In evaluating in-hospital mortality and long-term prognosis, our study demonstrated that early β-blocker administration was significantly associated with a reduction in both short-term and long-term mortality. These findings were robust across multiple analytical approaches highlighting the potential clinical value of β-blocker in the postoperative management of patients at risk for sepsis. While current studies lack full consensus, exposure to β-blocker prior to sepsis onset has shown prognostic benefits (Fuchs et al., 2017), and accumulating evidences support their therapeutic application during sepsis to improve clinical outcomes (Tan K. et al., 2021; Kuo et al., 2021). Therefore, the potential benefits of early postoperative β-blocker use deserve further validation through prospective studies in the future.

Dose-response analysis revealed that both low and high doses of β-blocker were associated with a reduction in sepsis risk; however, the magnitude of benefit was more pronounced in the low-dose group. These findings suggest that lower doses of metoprolol may be sufficient to confer clinical benefit, and escalating the dose may not yield additional protective effects. This observation was consistent with previous studies in other clinical settings, such as acute myocardial infarction, where higher doses of β-blockers have not demonstrated superior outcomes compared to lower doses (Allen et al., 2017; Hwang et al., 2019). Furthermore, current guidelines advise against the routine use of high-dose β-blockers during the perioperative period of non-cardiac surgery (Smilowitz et al., 2020). Therefore, rational selection of β-blocker dose is crucial for optimizing patient prognosis.

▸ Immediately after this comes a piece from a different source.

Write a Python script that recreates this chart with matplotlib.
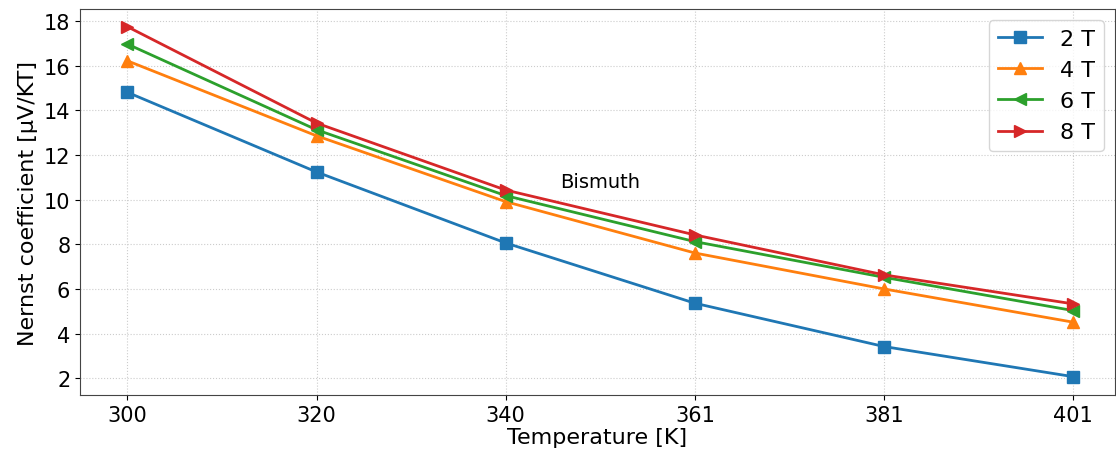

Several limitations to this study should be acknowledged. Firstly, the retrospective nature of the study using the MIMIC-IV database introduces the possibility of selection bias and the influence of unknown confounding factors. Although we employed multiple statistical techniques to mitigate confounding, residual biases cannot be fully excluded. Secondly, the relative effects and duration of specific β-blocker classes need further study. Meanwhile, future research should incorporate a series of measurements to better capture the dynamic changes of patients. Finally, prospective randomized controlled trials are necessary to validate these findings and to confirm their generalizability to broader patient populations. Caution is advised when extrapolating our results beyond the studied cohort.

Early use of β-blocker after cardiac surgery was associated with a lower incidence of sepsis, and potential benefits were shown in both short-term and long-term prognosis. These findings were consistently validated across multiple statistical methods, providing valuable evidence to guide the optimization of perioperative drug management strategies.